> _YOUR INSTRUCTIONS_:
Copy exactly, and only, the lines below from the first through the one containing "import pandas as pd", both included; pictures are omitted.

··········

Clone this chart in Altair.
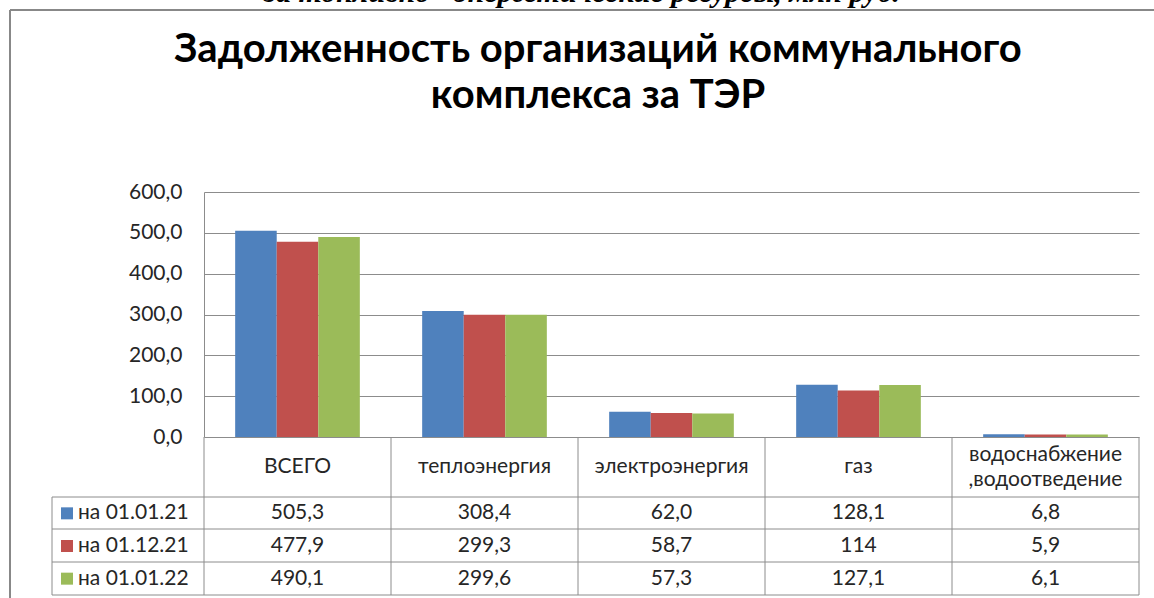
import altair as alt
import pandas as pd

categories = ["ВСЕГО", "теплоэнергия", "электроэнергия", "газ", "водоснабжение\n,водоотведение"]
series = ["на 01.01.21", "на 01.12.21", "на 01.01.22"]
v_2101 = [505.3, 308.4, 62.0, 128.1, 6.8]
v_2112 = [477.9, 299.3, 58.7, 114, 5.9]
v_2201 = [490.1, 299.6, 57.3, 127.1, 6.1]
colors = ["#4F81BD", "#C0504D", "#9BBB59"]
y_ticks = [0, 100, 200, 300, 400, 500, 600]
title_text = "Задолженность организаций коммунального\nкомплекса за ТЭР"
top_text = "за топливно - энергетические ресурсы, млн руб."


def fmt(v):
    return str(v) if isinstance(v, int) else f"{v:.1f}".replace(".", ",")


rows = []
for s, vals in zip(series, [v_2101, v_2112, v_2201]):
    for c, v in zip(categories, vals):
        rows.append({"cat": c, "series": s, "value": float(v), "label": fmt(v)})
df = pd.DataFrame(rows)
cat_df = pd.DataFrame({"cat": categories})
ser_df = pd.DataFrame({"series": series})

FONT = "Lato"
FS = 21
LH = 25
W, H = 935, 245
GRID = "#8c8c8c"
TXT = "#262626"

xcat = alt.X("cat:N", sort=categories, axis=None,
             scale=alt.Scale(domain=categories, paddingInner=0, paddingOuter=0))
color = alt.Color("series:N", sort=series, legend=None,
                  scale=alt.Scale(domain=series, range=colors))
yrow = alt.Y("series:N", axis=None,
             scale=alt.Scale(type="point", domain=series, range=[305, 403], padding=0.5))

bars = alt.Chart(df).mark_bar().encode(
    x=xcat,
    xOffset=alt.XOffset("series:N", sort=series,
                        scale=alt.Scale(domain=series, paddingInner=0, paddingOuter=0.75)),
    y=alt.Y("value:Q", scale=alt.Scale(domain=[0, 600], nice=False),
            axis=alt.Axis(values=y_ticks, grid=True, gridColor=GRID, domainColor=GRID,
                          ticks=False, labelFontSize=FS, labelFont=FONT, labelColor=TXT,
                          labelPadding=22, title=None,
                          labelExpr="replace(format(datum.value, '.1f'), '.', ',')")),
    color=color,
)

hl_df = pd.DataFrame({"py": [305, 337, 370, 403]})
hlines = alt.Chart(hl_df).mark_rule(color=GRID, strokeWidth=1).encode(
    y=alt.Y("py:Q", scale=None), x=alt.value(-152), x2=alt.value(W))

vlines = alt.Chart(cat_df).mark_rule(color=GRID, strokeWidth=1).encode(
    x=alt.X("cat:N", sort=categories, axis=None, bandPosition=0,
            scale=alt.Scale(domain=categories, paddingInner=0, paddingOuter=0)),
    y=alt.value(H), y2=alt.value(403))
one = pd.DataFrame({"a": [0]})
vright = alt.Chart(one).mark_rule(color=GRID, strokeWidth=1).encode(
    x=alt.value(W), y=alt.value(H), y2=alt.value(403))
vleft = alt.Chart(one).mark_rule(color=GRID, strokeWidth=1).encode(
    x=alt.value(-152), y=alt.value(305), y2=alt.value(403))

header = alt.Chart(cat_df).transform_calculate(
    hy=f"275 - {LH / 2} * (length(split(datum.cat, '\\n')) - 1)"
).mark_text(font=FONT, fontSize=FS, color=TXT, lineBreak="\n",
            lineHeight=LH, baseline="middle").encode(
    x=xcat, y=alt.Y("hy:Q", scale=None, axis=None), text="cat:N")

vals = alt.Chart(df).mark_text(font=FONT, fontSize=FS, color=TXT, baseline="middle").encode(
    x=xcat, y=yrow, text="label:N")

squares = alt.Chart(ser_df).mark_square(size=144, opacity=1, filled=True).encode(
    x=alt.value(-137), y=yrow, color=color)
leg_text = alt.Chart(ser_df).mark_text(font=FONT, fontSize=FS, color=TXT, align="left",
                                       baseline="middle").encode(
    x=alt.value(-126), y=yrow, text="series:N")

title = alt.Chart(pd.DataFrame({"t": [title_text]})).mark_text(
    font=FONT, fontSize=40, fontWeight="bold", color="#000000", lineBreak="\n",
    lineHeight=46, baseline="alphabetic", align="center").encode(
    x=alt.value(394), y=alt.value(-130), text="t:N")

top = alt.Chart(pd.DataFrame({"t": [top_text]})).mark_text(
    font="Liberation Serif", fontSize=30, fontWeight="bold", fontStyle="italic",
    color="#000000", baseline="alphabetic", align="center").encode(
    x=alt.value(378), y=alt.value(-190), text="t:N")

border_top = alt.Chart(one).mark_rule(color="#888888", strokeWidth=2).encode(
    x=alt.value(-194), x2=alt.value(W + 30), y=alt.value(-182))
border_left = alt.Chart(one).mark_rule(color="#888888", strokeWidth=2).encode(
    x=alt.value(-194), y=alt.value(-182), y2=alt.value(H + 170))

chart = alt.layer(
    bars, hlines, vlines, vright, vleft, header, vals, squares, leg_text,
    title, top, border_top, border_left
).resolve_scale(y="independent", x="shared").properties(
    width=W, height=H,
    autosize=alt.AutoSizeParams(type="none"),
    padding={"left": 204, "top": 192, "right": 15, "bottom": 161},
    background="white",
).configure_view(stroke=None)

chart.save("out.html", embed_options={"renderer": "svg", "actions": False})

··········

> _TASK RESPONSE_:
Clone this chart in Altair.
import altair as alt
import pandas as pd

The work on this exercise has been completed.